On the Name "Julian Aris"
A note on the name: Julian Aris is a pseudonym. I write under a pen name not out of a desire for mystery, but for the sake of institutional independence. Having spent decades in the private sector—managing assets, navigating boardrooms, and brokering deals across borders—my primary responsibility remains to my partners and the stability of the firms I represent.
By writing as Aris, I can speak with the "frankness of a pitch deck" without the filters of corporate PR or the diplomatic hedging that my professional life often requires. It allows me to call out corruption and authoritarianism by name, ensuring the analysis remains focused on the principle, not the personality.
The Institutional Realist
I am often described as a "Moral Capitalist." I sit on the center-right, but I have no patience for authoritarians. To me, a dictator isn’t a "strongman"—he’s a fragile CEO prioritizing his ego over the long-term growth of the firm.

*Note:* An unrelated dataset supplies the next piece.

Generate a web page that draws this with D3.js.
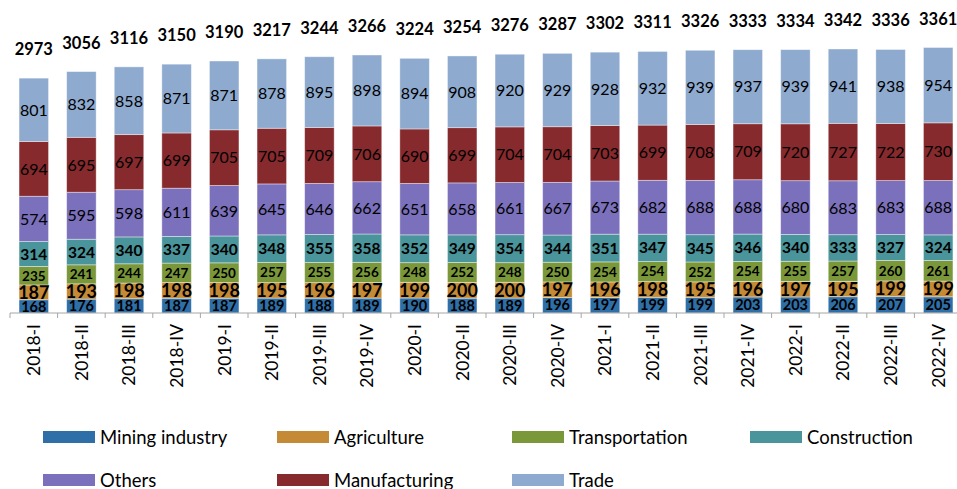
<!DOCTYPE html>
<html>
<head>
<meta charset="utf-8">
<script src="https://cdn.jsdelivr.net/npm/d3@7"></script>
<style>
  body { margin: 0; background: #fff; }
  svg { display: block; font-family: Lato, "Liberation Sans", sans-serif; }
</style>
</head>
<body>
<svg id="chart" width="957" height="489"></svg>
<script>

var quarters = ["2018-I", "2018-II", "2018-III", "2018-IV", "2019-I", "2019-II", "2019-III", "2019-IV",
                "2020-I", "2020-II", "2020-III", "2020-IV", "2021-I", "2021-II", "2021-III", "2021-IV",
                "2022-I", "2022-II", "2022-III", "2022-IV"]

var series = ["Mining industry", "Agriculture", "Transportation", "Construction", "Others", "Manufacturing", "Trade"]

var mining        = [168, 176, 181, 187, 187, 189, 188, 189, 190, 188, 189, 196, 197, 199, 199, 203, 203, 206, 207, 205]
var agriculture   = [187, 193, 198, 198, 198, 195, 196, 197, 199, 200, 200, 197, 196, 198, 195, 196, 197, 195, 199, 199]
var transport     = [235, 241, 244, 247, 250, 257, 255, 256, 248, 252, 248, 250, 254, 254, 252, 254, 255, 257, 260, 261]
var construction  = [314, 324, 340, 337, 340, 348, 355, 358, 352, 349, 354, 344, 351, 347, 345, 346, 340, 333, 327, 324]
var others        = [574, 595, 598, 611, 639, 645, 646, 662, 651, 658, 661, 667, 673, 682, 688, 688, 680, 683, 683, 688]
var manufacturing = [694, 695, 697, 699, 705, 705, 709, 706, 690, 699, 704, 704, 703, 699, 708, 709, 720, 727, 722, 730]
var trade         = [801, 832, 858, 871, 871, 878, 895, 898, 894, 908, 920, 929, 928, 932, 939, 937, 939, 941, 938, 954]

var colors = ["#2f6fa8", "#c48a35", "#7a983a", "#4a949b", "#7b70bb", "#862a2e", "#8eaacf"]

// label look per series: size, weight
var labelSize   = [14.5, 18, 13.5, 15.5, 16, 16, 16]
var labelWeight = ["bold", "bold", "bold", "bold", "normal", "normal", "normal"]

var values = [mining, agriculture, transport, construction, others, manufacturing, trade]

var rows = quarters.map(function(q, i) {
    var r = { q: q }
    series.forEach(function(s, j) { r[s] = values[j][i] })
    return r
})

var totals = quarters.map(function(q, i) {
    return d3.sum(values, function(v) { return v[i] })
})

var svg = d3.select("#chart")

var x = d3.scaleBand()
            .domain(quarters)
            .range([10, 962])
            .paddingInner(0.38)
            .paddingOuter(0.19)

var y = d3.scaleLinear()
            .domain([0, 3361])
            .range([313, 47.5])

var stacked = d3.stack().keys(series)(rows)

var layers = svg.append("g")
                .selectAll("g")
                .data(stacked)
                .enter().append("g")
                .attr("fill", function(d, i) { return colors[i] })

layers.selectAll("rect")
        .data(function(d) { return d })
        .enter().append("rect")
        .attr("x", function(d) { return x(d.data.q) })
        .attr("width", x.bandwidth())
        .attr("y", function(d) { return y(d[1]) })
        .attr("height", function(d) { return y(d[0]) - y(d[1]) })
        .attr("stroke", "#ffffff")
        .attr("stroke-opacity", 0.5)
        .attr("stroke-width", 0.8)

layers.each(function(layer, i) {
    d3.select(this).selectAll("text")
        .data(layer)
        .enter().append("text")
        .attr("x", function(d) { return x(d.data.q) + x.bandwidth() / 2 })
        .attr("y", function(d) { return (y(d[0]) + y(d[1])) / 2 })
        .attr("dy", "0.36em")
        .attr("text-anchor", "middle")
        .attr("fill", "#000")
        .attr("font-size", labelSize[i] + "px")
        .attr("font-weight", labelWeight[i])
        .text(function(d) { return d[1] - d[0] })
})

// totals above each bar
svg.append("g")
    .selectAll("text")
    .data(totals)
    .enter().append("text")
    .attr("x", function(d, i) { return x(quarters[i]) + x.bandwidth() / 2 })
    .attr("y", function(d) { return y(d) - 23 })
    .attr("text-anchor", "middle")
    .attr("font-size", "16.5px")
    .attr("font-weight", "bold")
    .attr("fill", "#000")
    .text(function(d) { return d })

// x axis
var axis = svg.append("g")
                .attr("transform", "translate(0, 313)")

axis.append("line")
    .attr("x1", 10).attr("x2", 962)
    .attr("stroke", "#a6a6a6")

axis.selectAll(".tick")
    .data(d3.range(quarters.length + 1))
    .enter().append("line")
    .attr("x1", function(d) { return 10 + d * x.step() })
    .attr("x2", function(d) { return 10 + d * x.step() })
    .attr("y2", 5)
    .attr("stroke", "#a6a6a6")

axis.selectAll("text")
    .data(quarters)
    .enter().append("text")
    .attr("transform", function(d) {
        return "translate(" + (x(d) + x.bandwidth() / 2) + ", 11) rotate(-90)"
    })
    .attr("text-anchor", "end")
    .attr("dy", "0.36em")
    .attr("font-size", "17.5px")
    .attr("fill", "#000")
    .text(function(d) { return d })

// legend
var legendX = [43, 277, 512, 750]

var legend = svg.append("g")
                .selectAll("g")
                .data(series)
                .enter().append("g")
                .attr("transform", function(d, i) {
                    return "translate(" + legendX[i % 4] + "," + (437 + Math.floor(i / 4) * 43) + ")"
                })

legend.append("rect")
        .attr("y", -6)
        .attr("width", 52)
        .attr("height", 12)
        .attr("fill", function(d, i) { return colors[i] })

legend.append("text")
        .attr("x", 57)
        .attr("dy", "0.36em")
        .attr("font-size", "18.5px")
        .attr("fill", "#000")
        .text(function(d) { return d })

</script>
</body>
</html>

In my travels between the American Rust Belt and the European Union, I see the same patterns of decay:
- Institutional Erosion: Institutions do not protect themselves. We protect them, or they vanish.
- Ethics as ROI: Corruption might make you rich today, but it destroys the market tomorrow. Ethics are the only sustainable return on investment.
- Isolationism as a Breach of Contract: Abandoning allies devalues the "American Brand." It makes the world more expensive, more volatile, and infinitely more dangerous.
Why This Blog?
I write for those who understand that democracy is not a spectator sport. It is a fragile asset that requires active management and constant reinvestment. We are currently living through a "bad merger" of populism and kleptocracy that threatens the global stability required for markets—and people—to thrive.
Through historical parallels, economic analysis, and Field Notes from my transatlantic life, I provide a sober look at the world as it is—not as we wish it to be.
"Appeasement isn't diplomacy; it's a bad merger that devalues your own equity."
The Bottom Line: Liberty is the ultimate blue-chip stock; if we don’t defend the dividend, we lose the principal.